At the end of 2009, the board of governors was forced to resign after Hefce said it was difficult to have confidence in them – and the governing body is now being rebuilt. A report into the affair put much of the blame at the door of Professor Brian Roper, the former vice-chancellor, and described the management style as "dictatorial".

The new VC, who has been in post for just over two months, has been at pains to put that right. As soon as he arrived on 25 January he met with the IT people to make sure he could send out messages to staff and students and establish a rapport with them. "I asked people to write to me with their views," he says. "The important thing is to build an open culture in which the university and senior staff have an obligation to consult but where staff and students recognise that the university's leaders have the power to act and, sometimes, to act decisively."

With 31,500 students on two campuses, London Met has a history of poor industrial relations going back decades. The unions have a reputation for militancy and strikes, which did not cease when the two universities – North London and Guildhall – merged to form London Met in 2000. Roper is known to have had an abrasive relationship with both Unison and the University and College Union.

His successor Gillies says he has had several meetings with both unions. "I believe the relationship with a union is an essential part of a university's daily life," he says. "There need to be people who will speak for the various constituent bodies of your community. If they weren't there, you would probably artificially have to set them up. So long as that consultation and discussion is respectful and based upon a degree of evidence that can be a very fruitful relationship.

"The difficulty comes about when things become intractable on one side or the other and can only be broken by a very heavy action. That's obviously not the place you seek to go. Times are financially very serious. We're not even sure what the next government will do or what its higher education policies will be. It's important for us to be nimble and able to make quick decisions."

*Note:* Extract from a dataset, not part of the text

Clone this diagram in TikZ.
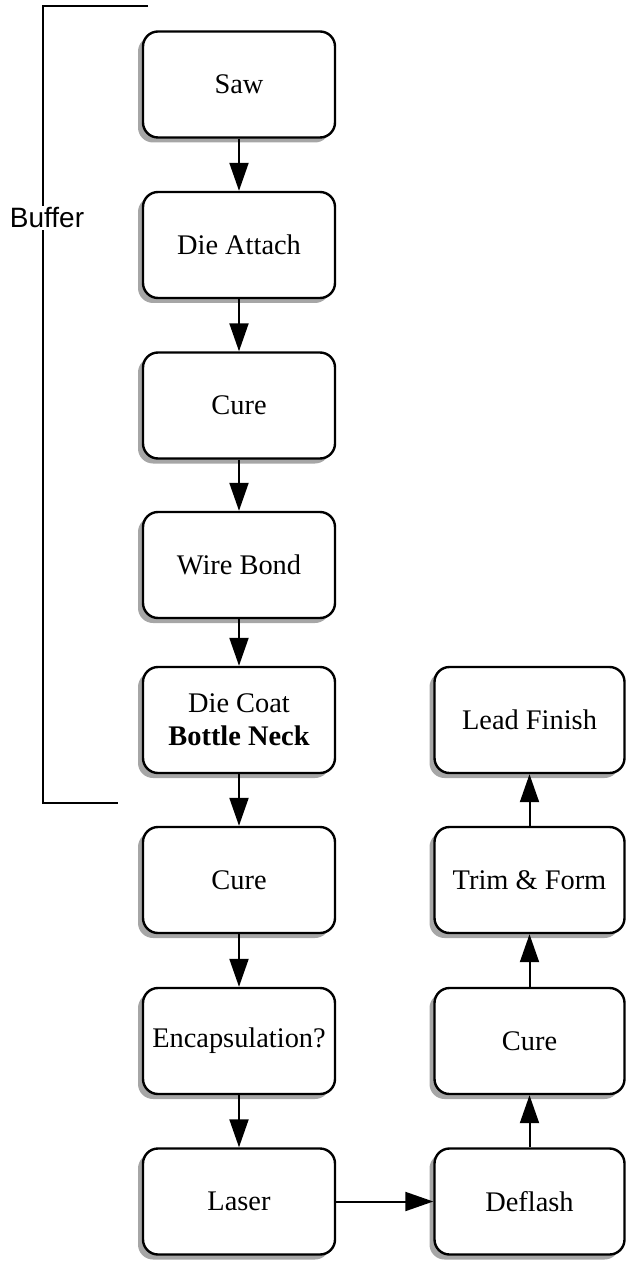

So, the relationship between the two sides has thawed, but it's hardly cosy. If there were to be more cuts in staff – on top of the 50 compulsory and 100 voluntary redundancies already agreed – there would likely be trouble.

Staff are disappointed that London Met's nursery for the children of students and staff is to close. "What we needed from Malcolm in his first 100 days was something concrete to mark a change of direction," says Cliff Snaith, UCU branch secretary. "We're not overwhelmed because we have had no signal of change. What we need is more staff representation on the governing body and elected representatives on the academic board."

Another UCU member said that academics appreciated the tone of the messages from Gillies. "His communications are quite pleasant," he said. "He has been personable and has been going around the university having a lot of consultative meetings."

The new VC has been occupied with trying to get the university back on track. He is grappling with the big funding issues that are consuming all universities as well as the problem of paying back £36.5m. A small amount has been paid back already but larger sums will be repaid at the rate of £10m a year from this autumn. He has also been rewriting London Met's strategic plan to put the quality of student learning at the top of the list.

In the recent budget, the university lost 0.6 per cent of its funding, but no one knows what the future holds at a time of impending public sector cuts.

Gillies has been taking the opportunity to have a radical rethink of teaching and learning, asking questions such as whether London Met needs to have great batteries of computers when so many students have laptops. "We have a lot of equipment which is very out of date and we have to find ways of getting up-to-date and becoming more efficient," he says.

He is keen on the idea of using new technology to teach students who are distributed between two campuses and 19 different locations in north London and talks lyrically about virtual simultaneous classrooms of the kind that were introduced when he worked at the Australian National University in Canberra. Students in Australia and Tokyo could be taught at the same time by one lecturer giving the lecture in real time.

On the issue of collecting data on students for which the university was so criticised, Gillies is unable to say that he is confident London Met's systems are working well. But data collection is getting better and the university has procedures for checking on it, he says. And on the other question of whether all staff now understand the rules for students progressing from one year to another, he challenges any vice-chancellor to have fully understood the ins and outs of this.

England needs a more flexible way of funding students, he thinks, which takes into account people's changing circumstances so that a university is not penalised when students fall pregnant, get ill, or land a job unexpectedly. Until the rules are changed, he has taken steps to make sure that staff are fully aware of them.